Ne parlano i giornali, i politici, gli economisti: ma siamo sicuri di conoscere il termine a fondo, e capire le conclusioni che possiamo trarne?
Se vi capita di fare una discussione a proposito della situazione economica e finanziaria dell’Italia, lo spread è un elemento immancabile, sulla bocca di tutti. Si potrebbe considerare lo spauracchio dell’italiano medio, che mastica un po’ di economia politica e, guardando a nord, vede nubi nere. Secondo qualcuno, sarebbe uno degli strumenti coi quali i mercati cercherebbero di affossare il Bel Paese. Ma, prima di impegolarsi in spinose discussioni, o pronunciare epiteti poco gentili riferiti alla bionda cancelliera, sarebbe opportuno conoscere a dovere il termine spread.
Cosa significa
Innanzitutto, nel linguaggio proprio del mondo finanziario, lo spread consiste nella differenza tra due quotazioni o tassi di interesse relativi a un titolo. Nel dialogo comune, invece, ha ormai assunto un significato più ristretto: sta ad indicare la differenza dei tassi di rendimento percentuali tra i Bund tedeschi e i BTP italiani, entrambi titoli di Stato decennali. Per esempio, se il tasso di rendimento sul Bund è del 3% e quello sul BTP è del 6%, lo spread sarà di 300 punti base. Il fattore che rende questo indicatore così prezioso, comunque, è il fatto che i tassi vengano determinati dal mercato azionario secondario. In sostanza, un titolo viene emesso sul mercato a un certo valore, ma il suo rendimento è poi condizionato dal comportamento degli azionisti: in che modo?
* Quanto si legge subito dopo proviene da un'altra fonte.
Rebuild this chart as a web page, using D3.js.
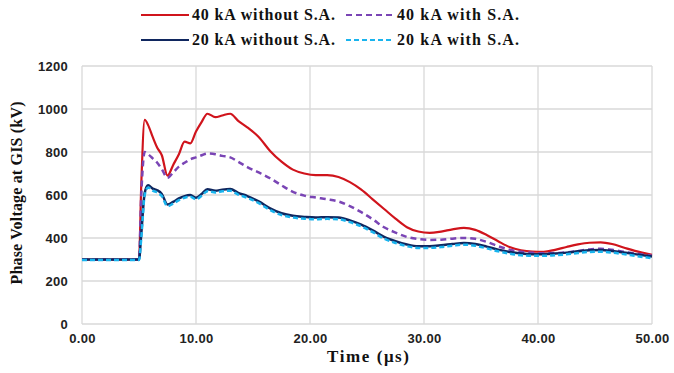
<!DOCTYPE html>
<html><head><meta charset="utf-8">
<script src="https://cdn.jsdelivr.net/npm/d3@7"></script>
<style>html,body{margin:0;padding:0;background:#fff;}svg{display:block;}</style>
</head><body>
<svg id="c" width="674" height="373"></svg>
<script>
const time = [0,5.0,5.2,5.5,5.8,6.2,6.6,7.0,7.5,8.0,8.5,9.0,9.5,10.0,10.5,11.0,11.7,12.3,13.0,13.7,14.5,15.5,16.5,17.5,18.5,19.5,20.5,21.5,22.5,23.5,24.5,25.5,26.5,27.5,28.5,29.5,30.5,31.5,32.5,33.5,34.5,35.5,36.5,37.5,38.5,39.5,40.5,41.5,42.5,43.5,44.5,45.5,46.5,47.5,48.5,50];
const v40noSA = [300,300,650,950,925,870,820,785,690,740,790,848,840,895,940,978,962,970,978,945,915,870,805,755,718,700,692,692,684,660,625,580,535,490,450,430,424,430,440,447,438,414,385,358,343,337,336,345,358,370,378,380,372,356,340,322];
const v40SA = [300,300,600,800,790,770,750,720,680,705,732,750,766,775,785,793,790,782,775,755,730,705,678,645,615,597,588,580,570,548,520,487,450,425,405,395,391,392,397,400,396,382,362,346,336,331,329,330,333,340,347,350,345,336,328,318];
const v20noSA = [300,300,420,610,645,630,622,605,556,568,584,595,600,587,605,627,620,625,628,610,595,570,538,515,503,498,495,497,495,482,462,435,405,385,370,362,362,366,372,377,372,360,346,335,328,325,325,328,332,338,343,344,340,333,325,314];
const v20SA = [298,298,400,600,635,620,612,595,548,560,576,587,592,580,597,618,612,617,620,602,587,562,530,507,495,490,487,489,487,474,454,427,397,377,362,354,354,358,364,369,364,352,338,327,320,317,317,320,324,330,335,336,332,325,317,306];
const seriesNames = ["40 kA without S.A.","40 kA with S.A.","20 kA without S.A.","20 kA with S.A."];
const xTicks = [0,10,20,30,40,50];
const yTicks = [0,200,400,600,800,1000,1200];

const svg = d3.select("#c");
const x = d3.scaleLinear().domain([0,50]).range([82,652]);
const y = d3.scaleLinear().domain([0,1200]).range([324,66]);
const grid = "#d9d9d9";

svg.append("g").selectAll("line").data(yTicks).join("line")
  .attr("x1",x(0)).attr("x2",x(50)).attr("y1",d=>y(d)).attr("y2",d=>y(d))
  .attr("stroke",grid).attr("stroke-width",1.3);
svg.append("g").selectAll("line").data(xTicks).join("line")
  .attr("x1",d=>x(d)).attr("x2",d=>x(d)).attr("y1",y(0)).attr("y2",y(1200))
  .attr("stroke",grid).attr("stroke-width",1.3);

const yAxis = svg.append("g").attr("transform",`translate(${x(0)},0)`)
  .call(d3.axisLeft(y).tickValues(yTicks).tickSize(0).tickPadding(14).tickFormat(d3.format("d")));
yAxis.select(".domain").remove();
yAxis.selectAll("text").attr("font-family","Liberation Sans, Arial, sans-serif")
  .attr("font-size",13).attr("font-weight","bold").attr("fill","#222").attr("letter-spacing","0.3");
const xAxis = svg.append("g").attr("transform",`translate(0,${y(0)})`)
  .call(d3.axisBottom(x).tickValues(xTicks).tickSize(0).tickPadding(10).tickFormat(d3.format(".2f")));
xAxis.select(".domain").remove();
xAxis.selectAll("text").attr("font-family","Liberation Sans, Arial, sans-serif")
  .attr("font-size",13).attr("font-weight","bold").attr("fill","#222").attr("letter-spacing","0.3");

const line = d3.line().x((d,i)=>x(time[i])).y(d=>y(d)).curve(d3.curveMonotoneX);
const styles = [
  {data:v40noSA, color:"#d0141c", w:2.2, dash:null},
  {data:v40SA, color:"#7a45b5", w:2.5, dash:"6,4"},
  {data:v20noSA, color:"#10275f", w:2.5, dash:null},
  {data:v20SA, color:"#19b4ee", w:2.5, dash:"5,3"}
];
styles.forEach(s=>{
  svg.append("path").attr("d",line(s.data)).attr("fill","none")
    .attr("stroke",s.color).attr("stroke-width",s.w)
    .attr("stroke-dasharray",s.dash).attr("stroke-linejoin","round");
});

const legPos = [[141,15,143],[346,15,122],[141,40,143],[346,40,122]];
styles.forEach((s,i)=>{
  const [lx,ly,tl] = legPos[i];
  svg.append("line").attr("x1",lx).attr("x2",lx+48).attr("y1",ly).attr("y2",ly)
    .attr("stroke",s.color).attr("stroke-width",2.2).attr("stroke-dasharray",s.dash);
  svg.append("text").attr("x",lx+51).attr("y",ly+5)
    .attr("font-family","Liberation Serif, Times New Roman, serif").attr("font-weight","bold")
    .attr("font-size",16).attr("fill","#111")
    .attr("textLength",tl).attr("lengthAdjust","spacing").text(seriesNames[i]);
});

svg.append("text").attr("x",368).attr("y",362).attr("text-anchor","middle")
  .attr("font-family","Liberation Serif, Times New Roman, serif").attr("font-weight","bold")
  .attr("font-size",17).attr("fill","#111").attr("textLength",82).attr("lengthAdjust","spacing")
  .text("Time (μs)");
svg.append("text").attr("transform","translate(22,193) rotate(-90)").attr("text-anchor","middle")
  .attr("font-family","Liberation Serif, Times New Roman, serif").attr("font-weight","bold")
  .attr("font-size",16).attr("fill","#111").attr("textLength",183).attr("lengthAdjust","spacing")
  .text("Phase Voltage at GIS (kV)");
</script>
</body></html>
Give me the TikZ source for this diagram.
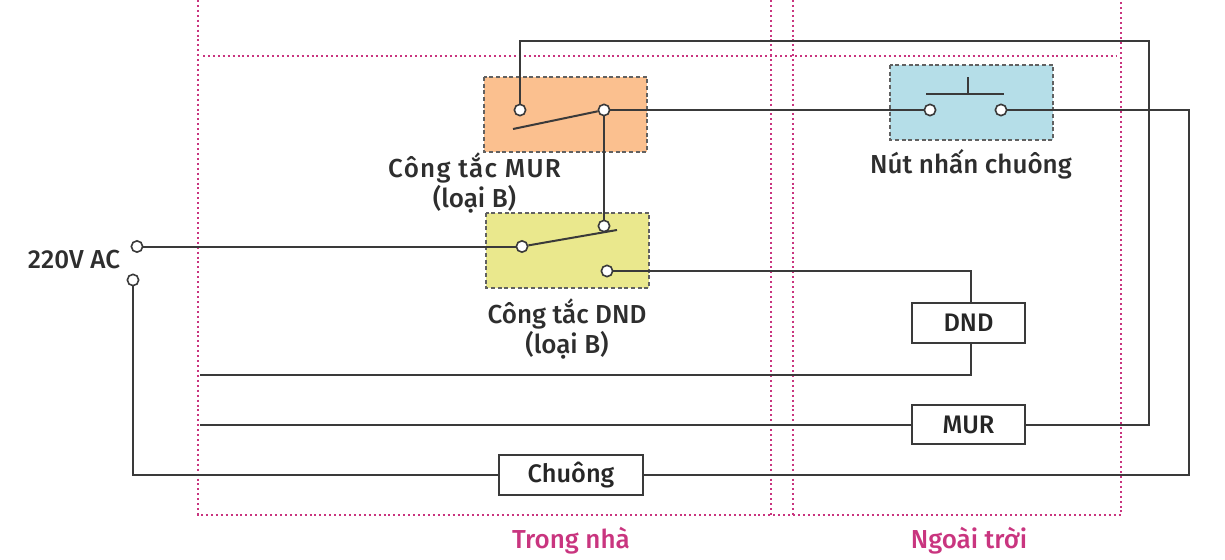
\documentclass[tikz,border=0pt]{standalone}
\usepackage{fontspec}
\setmainfont{Fira Sans Medium}
\definecolor{wire}{HTML}{3A3A3A}
\definecolor{zone}{HTML}{C9357F}
\definecolor{orangebox}{HTML}{FBC08F}
\definecolor{yellowbox}{HTML}{EAE88D}
\definecolor{bluebox}{HTML}{B5DEE8}
\tikzset{
  wireline/.style={draw=wire,line width=1.5pt},
  zoneline/.style={draw=zone,line width=1pt,dash pattern=on 1.5pt off 2.2pt},
  panel/.style={draw=wire!80,line width=0.9pt,dash pattern=on 3pt off 2pt},
  terminal/.style={circle,draw=wire,fill=white,line width=1.2pt,inner sep=0pt,minimum size=8.5pt},
  loadbox/.style={draw=wire,fill=white,line width=1.3pt,inner sep=0pt,font=\fontsize{19}{22}\selectfont,text=black!85},
  caption/.style={font=\fontsize{19.5}{22.5}\selectfont,text=black!82,align=center,inner sep=0pt},
  zonelabel/.style={font=\fontsize{19.5}{22}\selectfont,text=zone,inner sep=0pt}
}
\begin{document}
\begin{tikzpicture}[x=0.75pt,y=-0.75pt]
\useasboundingbox (0,0) rectangle (1225,560);
% coloured panels
\fill[orangebox] (484,77) rectangle (647,152);
\draw[panel] (484,77) rectangle (647,152);
\fill[yellowbox] (486,213) rectangle (649,288);
\draw[panel] (486,213) rectangle (649,288);
\fill[bluebox] (890,65) rectangle (1053,140);
\draw[panel] (890,65) rectangle (1053,140);
% zones
\draw[zoneline] (198,0) -- (198,515) -- (1121,515) -- (1121,0);
\draw[zoneline] (771,0) -- (771,515);
\draw[zoneline] (793,0) -- (793,515);
\draw[zoneline] (203,56) -- (1117,56);
% anchors
\coordinate (dndfree) at (200,375);
\coordinate (murfree) at (200,424.5);
\coordinate (leverm) at (513,129);
\coordinate (leverd) at (617,230);
\coordinate (barl) at (926,94);
\coordinate (barr) at (1004,94);
\coordinate (barm) at (968,94);
\coordinate (stem) at (968,77);
% terminals
\node[terminal] (acone) at (137,246.5) {};
\node[terminal] (actwo) at (133,280) {};
\node[terminal] (mura) at (520,110) {};
\node[terminal] (murb) at (604,110) {};
\node[terminal] (dnda) at (522,246.5) {};
\node[terminal] (dndb) at (604,226) {};
\node[terminal] (dndc) at (607,271) {};
\node[terminal] (btna) at (930,110) {};
\node[terminal] (btnb) at (1001,110) {};
% loads
\node[loadbox,minimum width=85pt,minimum height=29.5pt] (dndbox) at (968.5,323) {DND};
\node[loadbox,minimum width=85pt,minimum height=29.5pt] (murbox) at (968.5,424.5) {MUR};
\node[loadbox,minimum width=108pt,minimum height=30pt] (bellbox) at (571,475) {Chuông};
% wires
\draw[wireline] (acone) -- (dnda);
\draw[wireline] (dnda) -- (leverd);
\draw[wireline] (leverm) -- (murb);
\draw[wireline] (murb) -- (btna);
\draw[wireline] (murb) -- (dndb);
\draw[wireline] (mura.north) -- (520,41) -- (1149,41) -- (1149,424.5) -- (murbox.east);
\draw[wireline] (murbox.west) -- (murfree);
\draw[wireline] (dndc) -- (971,271) -- (971,303);
\draw[wireline] (971,343) -- (971,375) -- (dndfree);
\draw[wireline] (btnb) -- (1189,110) -- (1189,475) -- (bellbox.east);
\draw[wireline] (bellbox.west) -- (133,475) -- (actwo);
\draw[wireline] (barl) -- (barr);
\draw[wireline] (barm) -- (stem);
% labels
\node[caption] (lblac) at (74,260) {220V AC};
\node[caption] (lblmur) at (474.5,183) {\addfontfeature{LetterSpace=5}Công tắc MUR\\(loại B)};
\node[caption] (lbldnd) at (567,329) {Công tắc DND\\(loại B)};
\node[caption] (lblbtn) at (971,164) {Nút nhấn chuông};
\node[zonelabel] (lblin) at (571,541) {Trong nhà};
\node[zonelabel] (lblout) at (969,541) {Ngoài trời};
\end{tikzpicture}
\end{document}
Come i mercati influenzano lo spread
Supponiamo che l’Italia emetta un titolo dal valore ipotetico di 100 euro, acquistato da un azionista: in questo modo, il proprietario ha “prestato” dei soldi allo Stato, che dovranno essere restituiti dopo il tempo prestabilito. Ma se l’operatore di borsa ritiene che ci siano buone probabilità che lo Stato non riesca a ripagare il debito, avrà fretta di “disfarsi” del titolo acquistato, vendendolo a terzi, ma svalutato, per esempio a 95 euro. Siccome il valore del titolo rimane 100 euro, quel gap di 5 verrà “compensato” da un aumento del tasso di rendimento. Se tutti gli investitori ragionano a questo modo, si avrà l’innalzamento del tasso, dovuto al rischio d’insolvenza dell’emittente, e il conseguente aumento dello spread. A partire da questo schema, molto semplificato, si riesce a capire come il livello dello spread rifletta la fiducia dei mercati finanziari verso lo Stato.
Una chiave di lettura politica
Giunti a questo punto, viene da chiedersi come si debbano leggere le variazioni dello spread in chiave politica. Si può condurre qualche deduzione, assolutamente non rigorosa, ma da cui trarre spunti interessanti. Il 27 maggio 2018, Giuseppe Conte rimette l’incarico di premier, in quanto Mattarella aveva rifiutato il nome di Paolo Savona come ministro dell’economia. Considerato il passato antieuropeista di Savona, Mattarella era spaventato dalla mancanza di fiducia dei mercati, con l’innalzamento dello spread annesso. Tuttavia, con l’avvento dell’insperato governo giallo-verde, lo spread si è abbassato: cosa si può dedurre? Si può dire che, probabilmente, ciò che più preoccupava i mercati fosse l’incertezza sulla situazione politica italiana, più che la lista dei ministri.

Quando si va ad interpretare il livello dello spread, però, bisogna tenere conto del fatto che è condizionato da una miriade di fattori: banalmente, potrebbe essere dovuto all’abbassamento del tasso d’interesse sul Bund, con quello del BTP rimasto invariato.